Taking that figure in its most literal sense, from an annual schedule of 66 tournaments, take out the Grand Slams and Masters Series competitions (never the easiest to win for a first title) and that leaves 53 events to consider.
Rounding up the 9.77 average to a figure of 10 maiden winners per year, from those 53 possible titles you'd have a maiden winner 19% of the time - which would make a first time winner of any run-of-the-mill tournament around the [5.5] mark.
As for the first timers of 2008 they were Kei Nishikori (age 18, Delray Beach), Juan Martin Del Potro (19, Stuttgart), Marin Cilic (19, New Haven), Sam Querrey (20, Las Vegas), Sergiy Stakhovsky (22, Zagreb), Marcel Granollers (22, Houston), Jo-Wilfred Tsonga (23, Bangkok), Philipp Petzschner (24, Vienna), Victor Hanescu (26, Gstaad), Albert Montanes (27, Amersfoort) and Igor Kunitsyn (27, Moscow).
None of them winning, it has to be said, stellar events. Only the win of Juan Martin Del Potro came in a International Series Gold event, all the rest were in the regular - what you might call 'bog-standard' - International Series tournaments.
Their average age, 22.54, is in line with the general view that if players are going to win on tour, they tend to do it early in their career.
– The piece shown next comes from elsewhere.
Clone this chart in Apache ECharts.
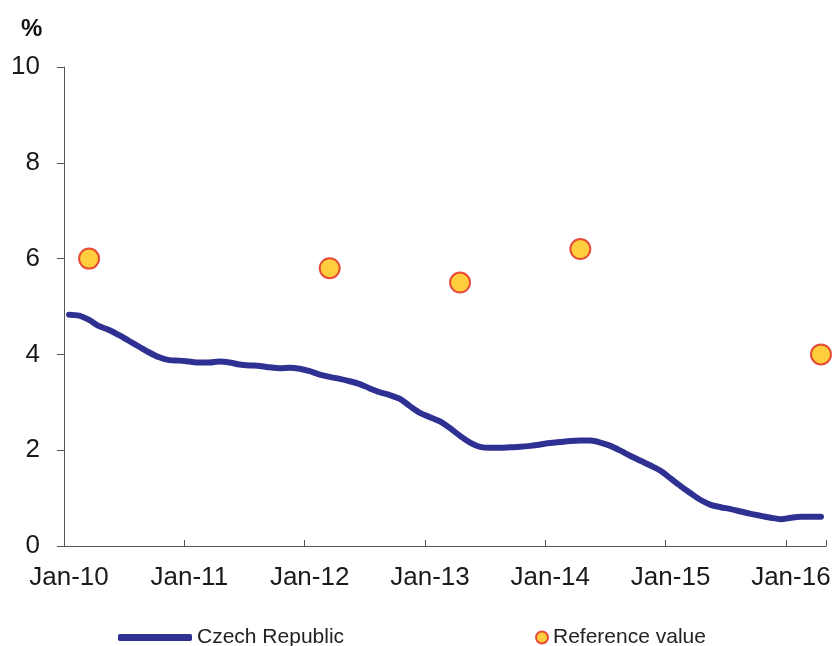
<!DOCTYPE html>
<html>
<head>
<meta charset="utf-8">
<script src="https://cdn.jsdelivr.net/npm/echarts@6/dist/echarts.min.js"></script>
<style>
  html, body { margin: 0; padding: 0; background: #fff; }
  #echarts { width: 838px; height: 646px; }
</style>
</head>
<body>
<div id="echarts"></div>
<script>
// months Jan-10 .. Apr-16
const monthNames = ['Jan', 'Feb', 'Mar', 'Apr', 'May', 'Jun', 'Jul', 'Aug', 'Sep', 'Oct', 'Nov', 'Dec'];
const years = ['10', '11', '12', '13', '14', '15', '16'];
const months = [];
years.forEach(y => monthNames.forEach(m => months.push(m + '-' + y)));
months.length = 76;

// Czech Republic, monthly (%)
const czechValues = [
    4.83, 4.81, 4.72, 4.59, 4.51, 4.40, 4.28, 4.16, 4.04, 3.94, 3.88, 3.87,
    3.85, 3.83, 3.83, 3.85, 3.83, 3.79, 3.77, 3.76, 3.73, 3.71, 3.72, 3.70,
    3.65, 3.58, 3.53, 3.49, 3.44, 3.38, 3.29, 3.21, 3.15, 3.07, 2.92, 2.78,
    2.69, 2.60, 2.46, 2.30, 2.16, 2.07, 2.05, 2.05, 2.06, 2.07, 2.09, 2.12,
    2.15, 2.17, 2.19, 2.20, 2.20, 2.16, 2.09, 1.99, 1.88, 1.78, 1.68, 1.57,
    1.41, 1.25, 1.10, 0.96, 0.86, 0.81, 0.77, 0.72, 0.67, 0.63, 0.59, 0.56,
    0.59, 0.61, 0.61, 0.61
];

// reference value points
const refMonths = ['Mar-10', 'Mar-12', 'Apr-13', 'Apr-14', 'Apr-16'];
const refValues = [6.0, 5.8, 5.5, 6.2, 4.0];

const yTicks = [0, 2, 4, 6, 8, 10];

const chartDom = document.getElementById('echarts');
const myChart = echarts.init(chartDom, null, { renderer: 'canvas' });
const font = 'Liberation Sans, Arial, sans-serif';
const isJan = (i) => i % 12 === 0;
const gridTop = 67, gridBottom = 100;
const gridHeight = 646 - gridTop - gridBottom;

let option = {
    animation: false,
    textStyle: { fontFamily: font },
    title: {
        text: '%',
        left: 16,
        top: 12,
        textStyle: { fontSize: 24, fontWeight: 'bold', color: '#111', fontFamily: font }
    },
    grid: { left: 64, right: 12, top: gridTop, bottom: gridBottom, containLabel: false },
    legend: [
        {
            left: 113,
            top: 622,
            itemWidth: 74,
            itemHeight: 7,
            textStyle: { fontSize: 21, color: '#222', fontFamily: font },
            data: [{ name: 'Czech Republic', icon: 'roundRect' }]
        },
        {
            left: 530,
            top: 622,
            itemWidth: 12,
            itemHeight: 12,
            textStyle: { fontSize: 21, color: '#222', fontFamily: font },
            data: [{ name: 'Reference value', icon: 'circle' }]
        }
    ],
    xAxis: [
        {
            type: 'category',
            data: months,
            boundaryGap: true,
            axisLine: { lineStyle: { color: '#555', width: 1 } },
            axisTick: { interval: isJan, length: 8, lineStyle: { color: '#555' } },
            axisLabel: {
                interval: isJan,
                margin: 19,
                fontSize: 26,
                color: '#1a1a1a',
                fontFamily: font
            },
            splitLine: { show: false }
        },
        {
            // upper half of the crossing ticks, moved down onto the bottom axis
            type: 'category',
            data: months,
            position: 'top',
            offset: -gridHeight,
            boundaryGap: true,
            axisLine: { show: false },
            axisTick: { show: true, interval: isJan, length: 6, lineStyle: { color: '#555' } },
            axisLabel: { show: false },
            splitLine: { show: false }
        }
    ],
    yAxis: {
        type: 'value',
        min: yTicks[0],
        max: yTicks[yTicks.length - 1],
        interval: 2,
        axisLine: { show: true, lineStyle: { color: '#555', width: 1 } },
        axisTick: { show: true, length: 7, lineStyle: { color: '#555' } },
        axisLabel: { margin: 24, fontSize: 26, color: '#1a1a1a', fontFamily: font },
        splitLine: { show: false }
    },
    series: [
        {
            name: 'Czech Republic',
            type: 'line',
            data: czechValues,
            symbol: 'none',
            smooth: 0.3,
            lineStyle: { color: '#2f3192', width: 6, cap: 'round', join: 'round' },
            itemStyle: { color: '#2f3192' },
            z: 2
        },
        {
            name: 'Reference value',
            type: 'scatter',
            data: refMonths.map((m, i) => [m, refValues[i]]),
            symbol: 'circle',
            symbolSize: 20,
            itemStyle: { color: '#ffc20e', borderColor: '#e0261c', borderWidth: 2 },
            z: 3
        }
    ]
};
option && myChart.setOption(option);
</script>
</body>
</html>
The oldest first time winners in 2008 were both 27 (Montanes & Kunitsyn) and you won't find too many examples of players older than that landing a first tour win.
Added to that, eight of the players were contesting their first ATP final, i.e. they weren't serial losers. For both Hanescu and Tsonga this was their second career final and for Montanes his 5th career decider. The other eight players were all playing in, and winning, their first final.
One other vital point to note as well, every one of these players had won previously on the Challenger Tour. Of course, every player will have won tournaments as a junior as they progress up to professional status but the Challenger Tour, just below the main tour, isn't a million miles away from the standard of these weak main tour events. Hence, if you can win on that circuit, you can easily progress to winning on the big stage.
Tsonga had won no less than eight of these lesser titles whilst Hanescu, Montanes and Kunitsyn had all landed five events apiece. Querrey and Del Potro (three each), Granollers and Cilic (two) and the rest had all registered a single success in the past. In short, they all knew how to win.
So what can we say about first time winners? Broadly speaking they (a) win low key events (b) tend to be aged from 19-23 (c) this is either their first or second tour final (d) they have previously won on the Challenger Tour (e) there will be somewhere between 8-12 such winners in 2009.
Using this photo-fit who should you be looking for on Betfair next year as a potential first time winner?
Well, top of the list would be Ernests Gulbis, the talented young Latvian. He's 20, won four times on the Challenger Tour and looks a decent prospect. A couple of clay-courters would be the Argentine, Eduardo Schwank and, the Brazillian, Thomaz Bellucci. Both have won four titles at the lesser grade and have shown flashes of ability on the main tour. Jeremy Chardy, a young French player could also claim a first crown.
Others like Viktor Troicki of Serbia and Simone Bolelli of Italy - both of whom made a first ATP final in 2008 - also fit the bill of potential first timers and possibly Janko Tipsarevic. We say possibly as the Serb is prolific at Challenger level, with nine victories, but might just be one of those perennial bridesmaids who always finds one too good. He is 24 after all.
These are just a few names to look out for in 2009. As we know, every year there will be new winners on tour (just as there are players who drop off the roll of honour) and often they go in at big prices. Most of the 11 players who won for a first time in 2008 were [51.00] plus, even better than [101.00].
That being the case, a little study is perhaps no bad thing. More so if it can make your new year on Betfair even more profitable than this year has been!